Quantifying radial migration in the Milky Way: inefficient over short time-scales but essential to the very outer disc beyond 15 kpc

Lian, Jianhui; Zasowski, Gail; Hasselquist, Sten; Holtzman, Jon A.; Boardman, Nicholas; Cunha, Katia; Fernández-Trincado, José G.; Frinchaboy, Peter M.; Garcia-Hernandez, D. A.; Nitschelm, Christian; Lane, Richard R.; Thomas, Daniel; Zhang, Kai
Bibliographical reference

Monthly Notices of the Royal Astronomical Society

Advertised on:
4
2022
Number of authors
13
IAC number of authors
1
Citations
18
Refereed citations
14
Description
Stellar radial migration plays an important role in reshaping a galaxy's structure and the radial distribution of stellar population properties. In this work, we revisit reported observational evidence for radial migration and quantify its strength using the age-[Fe/H] distribution of stars across the Milky Way with APOGEE data. We find a broken age-[Fe/H] relation in the Galactic disc at r > 6 kpc, with a more pronounced break at larger radii. To quantify the strength of radial migration, we assume stars born at each radius have a unique age and metallicity, and then decompose the metallicity distribution function (MDF) of mono-age young populations into different Gaussian components that originated from various birth radii at rbirth < 13 kpc.

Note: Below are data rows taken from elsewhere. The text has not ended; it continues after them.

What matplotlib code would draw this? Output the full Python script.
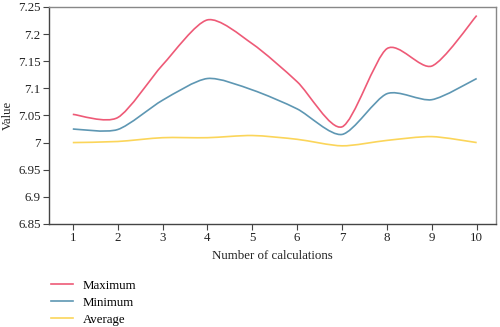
import numpy as np
import matplotlib
matplotlib.use("Agg")
import matplotlib.pyplot as plt
from matplotlib.path import Path
from matplotlib.patches import PathPatch
from matplotlib.lines import Line2D

x = [1, 2, 3, 4, 5, 6, 7, 8, 9, 10]
maximum = [7.052, 7.046, 7.143, 7.226, 7.182, 7.112, 7.029, 7.173, 7.141, 7.234]
minimum = [7.025, 7.024, 7.078, 7.118, 7.097, 7.062, 7.015, 7.090, 7.079, 7.118]
average = [7.000, 7.002, 7.009, 7.009, 7.013, 7.006, 6.994, 7.004, 7.011, 7.000]
series = [("Maximum", maximum, "#EE5A77"),
          ("Minimum", minimum, "#5E97B3"),
          ("Average", average, "#FBD55A")]
yticks = [6.85, 6.9, 6.95, 7, 7.05, 7.1, 7.15, 7.2, 7.25]
ytick_labels = ["6.85", "6.9", "6.95", "7", "7.05", "7.1", "7.15", "7.2", "7.25"]

plt.rcParams['font.family'] = ['Liberation Serif', 'DejaVu Serif']
FS = 9.3

fig = plt.figure(figsize=(5.0, 3.27), dpi=100)
ax = fig.add_axes([0.098, 0.315, 0.894, 0.664])


def smooth_path(xs, ys, t=0.13):
    xs = np.asarray(xs, float)
    ys = np.asarray(ys, float)
    n = len(xs)
    verts = [(xs[0], ys[0])]
    codes = [Path.MOVETO]
    for i in range(n - 1):
        p0 = (xs[max(i - 1, 0)], ys[max(i - 1, 0)])
        p1 = (xs[i], ys[i])
        p2 = (xs[i + 1], ys[i + 1])
        p3 = (xs[min(i + 2, n - 1)], ys[min(i + 2, n - 1)])
        c1 = (p1[0] + (p2[0] - p0[0]) * t, p1[1] + (p2[1] - p0[1]) * t)
        c2 = (p2[0] - (p3[0] - p1[0]) * t, p2[1] - (p3[1] - p1[1]) * t)
        verts += [c1, c2, p2]
        codes += [Path.CURVE4] * 3
    return Path(verts, codes)


handles = []
for name, ys, col in series:
    ax.add_patch(PathPatch(smooth_path(x, ys), facecolor="none", edgecolor=col, lw=1.2))
    handles.append(Line2D([], [], color=col, lw=1.2, label=name))

ax.set_xlim(0.47, 10.43)
ax.set_ylim(6.85, 7.25)
ax.set_xticks(x)
ax.set_yticks(yticks)
ax.set_yticklabels(ytick_labels)
ax.tick_params(labelsize=FS, length=4.5, width=0.8, color="#444444", labelcolor="#222222", pad=1.5)
for s in ["left", "bottom"]:
    ax.spines[s].set_color("#444444")
    ax.spines[s].set_linewidth(1.0)
for s in ["top", "right"]:
    ax.spines[s].set_color("#888888")
    ax.spines[s].set_linewidth(1.0)

ax.set_xlabel("Number of calculations", fontsize=FS, color="#222222", labelpad=4)
ax.set_ylabel("Value", fontsize=FS, color="#222222", labelpad=3)

fig.legend(handles=handles, loc="upper left", bbox_to_anchor=(0.092, 0.16),
           frameon=False, fontsize=FS, handlelength=1.7, handletextpad=0.75,
           labelspacing=0.38, borderaxespad=0)

fig.savefig("out.png", dpi=100)
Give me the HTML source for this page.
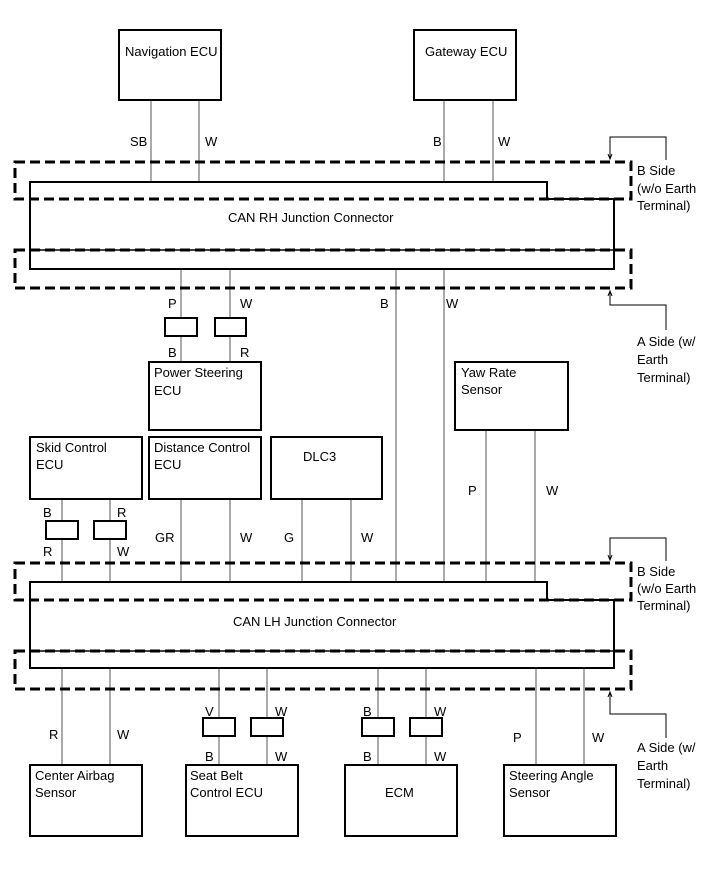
<!DOCTYPE html>
<html><head><meta charset="utf-8"><style>body{margin:0;background:#fff}svg{display:block}text{font-family:"Liberation Sans",sans-serif;font-size:13px;fill:#000}</style></head><body>
<svg width="713" height="882" viewBox="0 0 713 882">
<g stroke="#555" stroke-width="1" fill="none">
<path d="M151,100V182M199,100V182M444,100V182M493,100V182"/>
<path d="M181,269V318M230,269V318M181,336V362M230,336V362"/>
<path d="M396,269V582M444,269V582M486,430V582M535,430V582"/>
<path d="M62,499V521M110,499V521M62,539V582M110,539V582"/>
<path d="M181,499V582M230,499V582M302,499V582M351,499V582"/>
<path d="M62,668V765M110,668V765"/>
<path d="M219,668V718M267,668V718M219,736V765M267,736V765"/>
<path d="M378,668V718M426,668V718M378,736V765M426,736V765"/>
<path d="M536,668V765M584,668V765"/>
</g>
<g stroke="#000" stroke-width="2" fill="none">
<rect x="119" y="30" width="102" height="70"/>
<rect x="414" y="30" width="102" height="70"/>
<path d="M30,182H547V199H614V269H30Z"/>
<line x1="30" y1="250" x2="614" y2="250" stroke-width="1.5"/>
<rect x="165" y="318" width="32" height="18"/>
<rect x="215" y="318" width="31" height="18"/>
<rect x="149" y="362" width="112" height="68"/>
<rect x="455" y="362" width="113" height="68"/>
<rect x="30" y="437" width="112" height="62"/>
<rect x="149" y="437" width="112" height="62"/>
<rect x="271" y="437" width="111" height="62"/>
<rect x="46" y="521" width="32" height="18"/>
<rect x="94" y="521" width="32" height="18"/>
<path d="M30,582H547V600H614V668H30Z"/>
<line x1="30" y1="651" x2="614" y2="651" stroke-width="1.5"/>
<rect x="203" y="718" width="32" height="18"/>
<rect x="251" y="718" width="32" height="18"/>
<rect x="362" y="718" width="32" height="18"/>
<rect x="410" y="718" width="32" height="18"/>
<rect x="30" y="765" width="112" height="71"/>
<rect x="186" y="765" width="112" height="71"/>
<rect x="345" y="765" width="112" height="71"/>
<rect x="504" y="765" width="112" height="71"/>
</g>
<g stroke="#000" stroke-width="3" fill="none" stroke-dasharray="10,5">
<rect x="15" y="162" width="616" height="37"/>
<rect x="15" y="250" width="616" height="38"/>
<rect x="15" y="563" width="616" height="37"/>
<rect x="15" y="651" width="616" height="38"/>
</g>
<g stroke="#000" stroke-width="1" fill="none">
<path d="M666,160V137H610V159"/><path d="M608,154L610,159L612,154"/>
<path d="M666,330V305H610V291"/><path d="M608,296L610,291L612,296"/>
<path d="M666,561V538H610V560"/><path d="M608,555L610,560L612,555"/>
<path d="M666,738V714H610V692"/><path d="M608,697L610,692L612,697"/>
</g>
<text x="125" y="56">Navigation ECU</text>
<text x="425" y="56">Gateway ECU</text>
<text x="130" y="146">SB</text><text x="205" y="146">W</text>
<text x="433" y="146">B</text><text x="498" y="146">W</text>
<text x="228" y="222">CAN RH Junction Connector</text>
<text x="637" y="175">B Side</text><text x="637" y="193">(w/o Earth</text><text x="637" y="210">Terminal)</text>
<text x="168" y="308">P</text><text x="240" y="308">W</text>
<text x="380" y="308">B</text><text x="446" y="308">W</text>
<text x="168" y="357">B</text><text x="240" y="357">R</text>
<text x="637" y="346">A Side (w/</text><text x="637" y="364">Earth</text><text x="637" y="382">Terminal)</text>
<text x="154" y="377">Power Steering</text><text x="154" y="395">ECU</text>
<text x="461" y="377">Yaw Rate</text><text x="461" y="394">Sensor</text>
<text x="36" y="452">Skid Control</text><text x="36" y="469">ECU</text>
<text x="154" y="452">Distance Control</text><text x="154" y="469">ECU</text>
<text x="303" y="461">DLC3</text>
<text x="468" y="495">P</text><text x="546" y="495">W</text>
<text x="43" y="517">B</text><text x="117" y="517">R</text>
<text x="43" y="556">R</text><text x="117" y="556">W</text>
<text x="155" y="542">GR</text><text x="240" y="542">W</text>
<text x="284" y="542">G</text><text x="361" y="542">W</text>
<text x="637" y="576">B Side</text><text x="637" y="593">(w/o Earth</text><text x="637" y="610">Terminal)</text>
<text x="233" y="626">CAN LH Junction Connector</text>
<text x="205" y="716">V</text><text x="275" y="716">W</text>
<text x="363" y="716">B</text><text x="434" y="716">W</text>
<text x="49" y="739">R</text><text x="117" y="739">W</text>
<text x="513" y="742">P</text><text x="592" y="742">W</text>
<text x="205" y="761">B</text><text x="275" y="761">W</text>
<text x="363" y="761">B</text><text x="434" y="761">W</text>
<text x="637" y="752">A Side (w/</text><text x="637" y="770">Earth</text><text x="637" y="788">Terminal)</text>
<text x="35" y="780">Center Airbag</text><text x="35" y="797">Sensor</text>
<text x="190" y="780">Seat Belt</text><text x="190" y="797">Control ECU</text>
<text x="385" y="797">ECM</text>
<text x="509" y="780">Steering Angle</text><text x="509" y="797">Sensor</text>
</svg>
</body></html>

We find that, at ages of 2 and 3 Gyr, roughly half the stars were formed within 1 kpc of their present radius, and very few stars (<5 per cent) were formed more than 4 kpc away from their present radius. These results suggest limited short-distance radial migration and inefficient long-distance migration in the Milky Way during the last 3 Gyr. In the very outer disc beyond 15 kpc, the observed age-[Fe/H] distribution is consistent with the prediction of pure radial migration from smaller radii, suggesting a migration origin of the very outer disc. We also estimate intrinsic metallicity gradients at ages of 2 and 3 Gyr of -0.061 and -0.063 dex kpc-1, respectively.